Monday, 4 July 2016

New research data file formats now available in PRONOM

Like all good digital archivists I am interested in file formats and how we can use tools to automatically identify them. This is primarily so that when we package our digital archives up for long term preservation we can do so with a level of knowledge about how we might go about preserving and providing access to them in the future. This information is key whether migration or emulation is the preservation or access strategy of choice (or indeed a combination of both).

It has been really valuable to have some time and money as part of our "Filling the Digital Preservation Gap" project to be able to investigate issues around the identification of research data file formats and very pleasing to see the latest PRONOM signature release on 29th June which includes a couple of research data formats that we have sponsored as part of our project work.

 Pronom release notes

I sent a batch of sample files off to the team who look after PRONOM at The National Archives (TNA) with a bit of contextual information about the formats and software/hardware that creates them (that I had uncovered after a bit of research on Google). TNA did the rest of the hard work and these new signatures are now available for all to use.
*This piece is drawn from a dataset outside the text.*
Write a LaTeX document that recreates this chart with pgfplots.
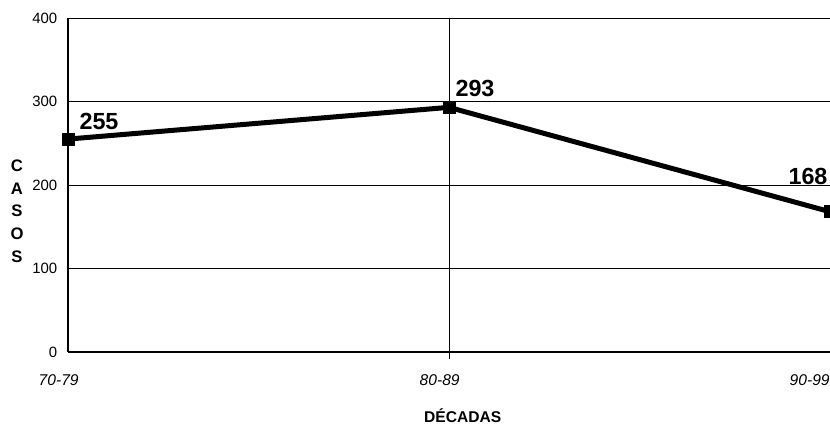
\documentclass[border=0pt]{standalone}
\usepackage{fontspec}
\setmainfont{Liberation Sans}
\usepackage{pgfplots}
\pgfplotsset{compat=1.18}
\begin{document}
\begin{tikzpicture}
\useasboundingbox (-51pt,-55.5pt) rectangle (571.5pt,264pt);
\begin{axis}[
  at={(0,0)}, anchor=south west,
  scale only axis, width=571.5pt, height=250.5pt,
  xmin=0, xmax=2, ymin=0, ymax=400,
  clip=false,
  axis x line*=bottom, axis y line*=left,
  axis line style={black, line width=0.8pt},
  ytick={0,100,200,300,400},
  ymajorgrids, major grid style={black, line width=0.6pt},
  xtick={0,1,2}, xticklabels={70-79,80-89,{\kern-16.5pt 90-99}},
  major tick length=0pt,
  tick style={black, line width=0.6pt},
  extra x ticks={1}, extra x tick labels={},
  extra x tick style={grid=major, major tick length=5pt, tick align=outside},
  /pgf/number format/assume math mode=true,
  yticklabel style={font=\fontsize{11.2}{13}\selectfont, xshift=-4.5pt},
  xticklabel style={font=\itshape\fontsize{11.7}{14}\selectfont, xshift=-7pt, yshift=-13.5pt},
  xlabel={DÉCADAS},
  xlabel style={at={(axis description cs:0.518,0)}, anchor=center, yshift=-48pt, font=\bfseries\fontsize{11.7}{14}\selectfont},
  ylabel={C\\A\\S\\O\\S},
  ylabel style={rotate=-90, at={(axis description cs:0,0.422)}, anchor=center, xshift=-38.25pt, align=center, font=\bfseries\fontsize{12.5}{17}\selectfont},
]
\addplot[black, line width=3.75pt, mark=square*, mark size=4.5pt,
  mark options={line width=0.5pt},
  nodes near coords, point meta=explicit symbolic,
  visualization depends on={\thisrow{dx}\as\dx},
  visualization depends on={\thisrow{dy}\as\dy},
  every node near coord/.append style={anchor=center, xshift=\dx pt, yshift=\dy pt, font=\bfseries\fontsize{17.5}{20}\selectfont}]
  table[x=x, y=y, meta=lab]{
x y lab dx dy
0 255 255 23.25 13.5
1 293 293 19.5 14.25
2 168 168 -16.5 26.25
};
\end{axis}
\end{tikzpicture}
\end{document}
The formats in question are:

  • Gaussian input files - These are created for an application called Gaussian which is used by many researchers in the Chemistry department here in York. In a previous project update you can see that Gaussian was listed in the top 10 research software applications in use at the University of York. These files are essentially just ascii text files containing instructions for Gaussian and they can have a range of file extensions (though the samples I submitted were all .gjf). Though there is a recommended format or syntax for these instructions, there also appears to be flexibility in how these can be applied. Consequently this was a slightly challenging signature for TNA to work on and it would be useful if other institutions that have Gaussian input files could help test this signature and feedback to TNA if there are any problems or issues. In instances like this being able to develop against a range of sample files created at different times in different institutions by different researchers would help.
  • JEOL NMR Spectroscopy files - These are data files produced by JEOL's Nuclear Magnetic Resonance Spectrometers. These facilities at the University of York are clearly well used as data of this type was well represented in an initial assessment of the data that I reported on in a blog post last month (130 .jdf files were present in the sample of 3752 files). As these files are created by a piece of hardware in a very standard way, I am told that signature developers at TNA were able to create a signature without too many problems.

Further formats submitted from our project will appear in PRONOM within the next couple of months.

The project team are also interested in finding out how easy it is to create our own file format signatures. This is an alternative option for those who want to contribute but not something we have attempted before. Watch this space to find out how we get on!